## Stated task
Copy out the listing that follows exactly, dropping every picture.

## Records for this task
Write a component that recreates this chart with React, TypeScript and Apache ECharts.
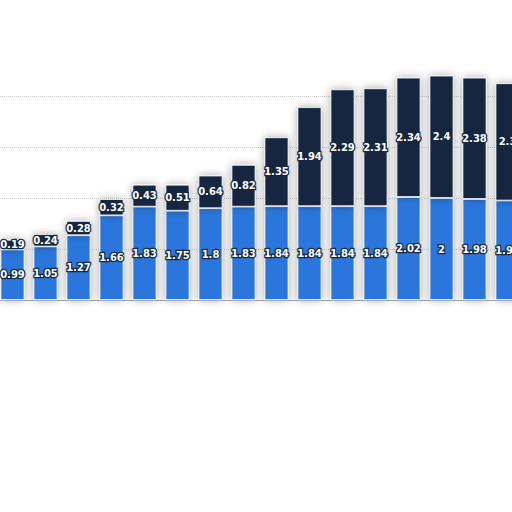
import React, { useEffect, useRef } from 'react';
import * as echarts from 'echarts';

const categories = ['1', '2', '3', '4', '5', '6', '7', '8', '9', '10', '11', '12', '13', '14', '15', '16'];
const lowerValues = [0.99, 1.05, 1.27, 1.66, 1.83, 1.75, 1.8, 1.83, 1.84, 1.84, 1.84, 1.84, 2.02, 2, 1.98, 1.95];
const upperValues = [0.19, 0.24, 0.28, 0.32, 0.43, 0.51, 0.64, 0.82, 1.35, 1.94, 2.29, 2.31, 2.34, 2.4, 2.38, 2.3];

const BLUE = '#2b76dc';
const NAVY = '#13273f';

const App: React.FC = () => {
  const chartRef = useRef<HTMLDivElement>(null);

  useEffect(() => {
    if (!chartRef.current) return;
    const chart = echarts.init(chartRef.current, undefined, { renderer: 'svg' });

    const label = {
      show: true,
      position: 'inside' as const,
      color: '#fff',
      fontFamily: 'DejaVu Sans',
      fontWeight: 'bold' as const,
      fontSize: 10,
      textBorderColor: NAVY,
      textBorderWidth: 2.5,
    };

    const itemStyle = (color: string) => ({
      color,
      borderColor: '#fff',
      borderWidth: 0.8,
      shadowBlur: 9,
      shadowColor: 'rgba(0,0,0,0.35)',
    });

    const option: echarts.EChartsOption = {
      animation: false,
      grid: { left: 0, right: 0, top: 45, bottom: 212, containLabel: false, outerBoundsMode: 'none' } as any,
      xAxis: {
        type: 'category',
        data: categories,
        axisLine: { show: true, lineStyle: { color: '#a8a8a8', width: 1 } },
        axisTick: { show: false },
        axisLabel: { show: false },
      },
      yAxis: {
        type: 'value',
        min: 0,
        max: 5,
        interval: 1,
        axisLabel: { show: false },
        axisLine: { show: false },
        axisTick: { show: false },
        splitLine: {
          show: true,
          showMinLine: false,
          showMaxLine: false,
          lineStyle: { color: '#cfcfcf', type: 'dotted', width: 1 },
        },
      },
      series: [
        {
          name: 'lower',
          type: 'bar',
          stack: 'total',
          barWidth: 24,
          data: lowerValues,
          itemStyle: itemStyle(BLUE),
          label,
        },
        {
          name: 'upper',
          type: 'bar',
          stack: 'total',
          barWidth: 24,
          data: upperValues,
          itemStyle: itemStyle(NAVY),
          label,
        },
      ],
    };

    chart.setOption(option);

    return () => {
      chart.dispose();
    };
  }, []);

  return (
    <div
      style={{
        position: 'fixed',
        left: 0,
        top: 0,
        width: '512px',
        height: '512px',
        overflow: 'hidden',
        background: '#fff',
      }}
    >
      <div
        ref={chartRef}
        style={{ position: 'absolute', left: '-4px', top: 0, width: '528px', height: '512px' }}
      />
    </div>
  );
};

export default App;
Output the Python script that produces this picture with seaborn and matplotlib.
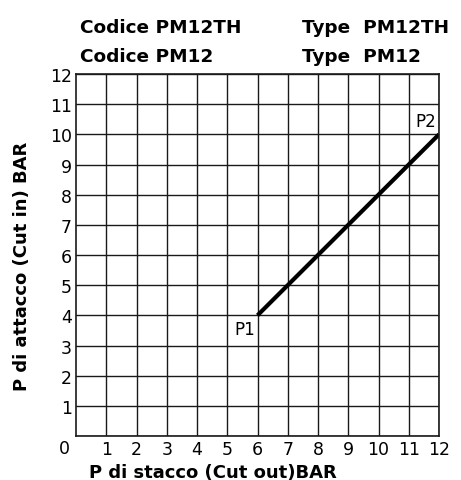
import matplotlib
matplotlib.use("Agg")
import matplotlib.pyplot as plt
import matplotlib.transforms as mtransforms
import seaborn as sns
import pandas as pd

# Data
cut_out = [6, 12]
cut_in = [4, 10]
point_names = ["P1", "P2"]
ticks = list(range(0, 13))

sns.set_style("white")
plt.rcParams['font.family'] = ['DejaVu Sans']
plt.rcParams['text.color'] = 'black'
plt.rcParams['xtick.color'] = 'black'
plt.rcParams['ytick.color'] = 'black'

df = pd.DataFrame({"cut_out": cut_out, "cut_in": cut_in})

fig = plt.figure(figsize=(4.61, 4.81), dpi=100)
ax = fig.add_axes([0.1649, 0.0915, 0.7874, 0.7525])

sns.lineplot(data=df, x="cut_out", y="cut_in", color="black", linewidth=3.0,
             solid_capstyle="butt", ax=ax)

ax.set_xlim(0, 12)
ax.set_ylim(0, 12)
ax.set_xticks(ticks[1:])
ax.set_xticklabels([str(t) for t in ticks[1:]], fontsize=12.5)
ax.set_yticks(ticks)
ax.set_yticklabels([str(t) for t in ticks], fontsize=12.5)
ax.tick_params(axis="both", length=0)
ax.tick_params(axis="x", pad=3)
ax.tick_params(axis="y", pad=3)
ax.grid(True, color="#1a1a1a", linewidth=1.0)
for s in ax.spines.values():
    s.set_color("#1a1a1a")
    s.set_linewidth(1.2)

# push the "0" label down into the corner
zero = ax.get_yticklabels()[0]
zero.set_transform(zero.get_transform() + mtransforms.ScaledTranslation(-0.02, -0.1, fig.dpi_scale_trans))

ax.set_xlabel("")
ax.set_ylabel("")

# point labels
ax.annotate(point_names[0], (cut_out[0], cut_in[0]), xytext=(-2, -3), textcoords="offset points",
            ha="right", va="top", fontsize=12)
ax.annotate(point_names[1], (cut_out[1], cut_in[1]), xytext=(-2, 3), textcoords="offset points",
            ha="right", va="bottom", fontsize=12)

fig.text(213 / 461, 1 - 478 / 481, "P di stacco (Cut out)BAR", ha="center", va="baseline",
         fontsize=13, fontweight="bold")
fig.text(22 / 461, 1 - 266 / 481, "P di attacco (Cut in) BAR", ha="center", va="center",
         rotation=90, fontsize=13, fontweight="bold")

for txt, x, y in [("Codice PM12TH", 80, 33), ("Codice PM12", 80, 62),
                  ("Type  PM12TH", 302, 33), ("Type  PM12", 302, 62)]:
    fig.text(x / 461, 1 - y / 481, txt, ha="left", va="baseline",
             fontsize=13.3, fontweight="bold")

fig.savefig("out.png", dpi=100, facecolor="white")
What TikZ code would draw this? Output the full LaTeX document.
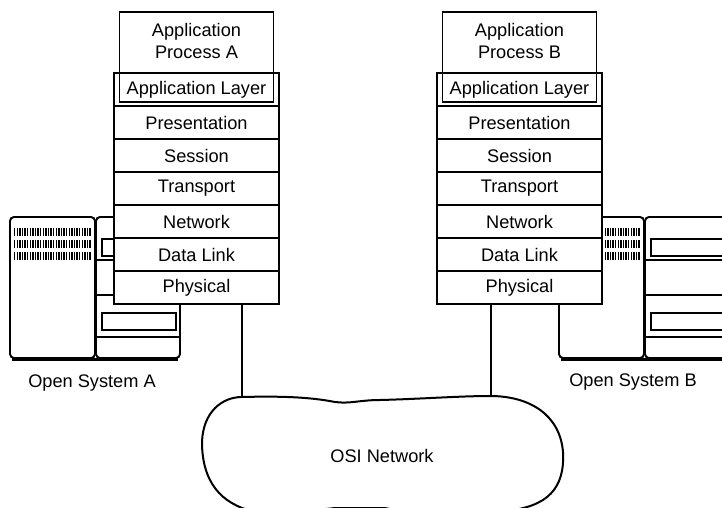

## Response to this task
Write a component that recreates this chart with React, TypeScript and Apache ECharts.
import React, { useEffect, useRef } from 'react';
import * as echarts from 'echarts';

const categories = ['1', '2', '3', '4', '5', '6', '7', '8', '9', '10', '11', '12', '13', '14', '15', '16'];
const lowerValues = [0.99, 1.05, 1.27, 1.66, 1.83, 1.75, 1.8, 1.83, 1.84, 1.84, 1.84, 1.84, 2.02, 2, 1.98, 1.95];
const upperValues = [0.19, 0.24, 0.28, 0.32, 0.43, 0.51, 0.64, 0.82, 1.35, 1.94, 2.29, 2.31, 2.34, 2.4, 2.38, 2.3];

const BLUE = '#2b76dc';
const NAVY = '#13273f';

const App: React.FC = () => {
  const chartRef = useRef<HTMLDivElement>(null);

  useEffect(() => {
    if (!chartRef.current) return;
    const chart = echarts.init(chartRef.current, undefined, { renderer: 'svg' });

    const label = {
      show: true,
      position: 'inside' as const,
      color: '#fff',
      fontFamily: 'DejaVu Sans',
      fontWeight: 'bold' as const,
      fontSize: 10,
      textBorderColor: NAVY,
      textBorderWidth: 2.5,
    };

    const itemStyle = (color: string) => ({
      color,
      borderColor: '#fff',
      borderWidth: 0.8,
      shadowBlur: 9,
      shadowColor: 'rgba(0,0,0,0.35)',
    });

    const option: echarts.EChartsOption = {
      animation: false,
      grid: { left: 0, right: 0, top: 45, bottom: 212, containLabel: false, outerBoundsMode: 'none' } as any,
      xAxis: {
        type: 'category',
        data: categories,
        axisLine: { show: true, lineStyle: { color: '#a8a8a8', width: 1 } },
        axisTick: { show: false },
        axisLabel: { show: false },
      },
      yAxis: {
        type: 'value',
        min: 0,
        max: 5,
        interval: 1,
        axisLabel: { show: false },
        axisLine: { show: false },
        axisTick: { show: false },
        splitLine: {
          show: true,
          showMinLine: false,
          showMaxLine: false,
          lineStyle: { color: '#cfcfcf', type: 'dotted', width: 1 },
        },
      },
      series: [
        {
          name: 'lower',
          type: 'bar',
          stack: 'total',
          barWidth: 24,
          data: lowerValues,
          itemStyle: itemStyle(BLUE),
          label,
        },
        {
          name: 'upper',
          type: 'bar',
          stack: 'total',
          barWidth: 24,
          data: upperValues,
          itemStyle: itemStyle(NAVY),
          label,
        },
      ],
    };

    chart.setOption(option);

    return () => {
      chart.dispose();
    };
  }, []);

  return (
    <div
      style={{
        position: 'fixed',
        left: 0,
        top: 0,
        width: '512px',
        height: '512px',
        overflow: 'hidden',
        background: '#fff',
      }}
    >
      <div
        ref={chartRef}
        style={{ position: 'absolute', left: '-4px', top: 0, width: '528px', height: '512px' }}
      />
    </div>
  );
};

export default App;
Output the Python script that produces this picture with seaborn and matplotlib.
import matplotlib
matplotlib.use("Agg")
import matplotlib.pyplot as plt
import matplotlib.transforms as mtransforms
import seaborn as sns
import pandas as pd

# Data
cut_out = [6, 12]
cut_in = [4, 10]
point_names = ["P1", "P2"]
ticks = list(range(0, 13))

sns.set_style("white")
plt.rcParams['font.family'] = ['DejaVu Sans']
plt.rcParams['text.color'] = 'black'
plt.rcParams['xtick.color'] = 'black'
plt.rcParams['ytick.color'] = 'black'

df = pd.DataFrame({"cut_out": cut_out, "cut_in": cut_in})

fig = plt.figure(figsize=(4.61, 4.81), dpi=100)
ax = fig.add_axes([0.1649, 0.0915, 0.7874, 0.7525])

sns.lineplot(data=df, x="cut_out", y="cut_in", color="black", linewidth=3.0,
             solid_capstyle="butt", ax=ax)

ax.set_xlim(0, 12)
ax.set_ylim(0, 12)
ax.set_xticks(ticks[1:])
ax.set_xticklabels([str(t) for t in ticks[1:]], fontsize=12.5)
ax.set_yticks(ticks)
ax.set_yticklabels([str(t) for t in ticks], fontsize=12.5)
ax.tick_params(axis="both", length=0)
ax.tick_params(axis="x", pad=3)
ax.tick_params(axis="y", pad=3)
ax.grid(True, color="#1a1a1a", linewidth=1.0)
for s in ax.spines.values():
    s.set_color("#1a1a1a")
    s.set_linewidth(1.2)

# push the "0" label down into the corner
zero = ax.get_yticklabels()[0]
zero.set_transform(zero.get_transform() + mtransforms.ScaledTranslation(-0.02, -0.1, fig.dpi_scale_trans))

ax.set_xlabel("")
ax.set_ylabel("")

# point labels
ax.annotate(point_names[0], (cut_out[0], cut_in[0]), xytext=(-2, -3), textcoords="offset points",
            ha="right", va="top", fontsize=12)
ax.annotate(point_names[1], (cut_out[1], cut_in[1]), xytext=(-2, 3), textcoords="offset points",
            ha="right", va="bottom", fontsize=12)

fig.text(213 / 461, 1 - 478 / 481, "P di stacco (Cut out)BAR", ha="center", va="baseline",
         fontsize=13, fontweight="bold")
fig.text(22 / 461, 1 - 266 / 481, "P di attacco (Cut in) BAR", ha="center", va="center",
         rotation=90, fontsize=13, fontweight="bold")

for txt, x, y in [("Codice PM12TH", 80, 33), ("Codice PM12", 80, 62),
                  ("Type  PM12TH", 302, 33), ("Type  PM12", 302, 62)]:
    fig.text(x / 461, 1 - y / 481, txt, ha="left", va="baseline",
             fontsize=13.3, fontweight="bold")

fig.savefig("out.png", dpi=100, facecolor="white")
What TikZ code would draw this? Output the full LaTeX document.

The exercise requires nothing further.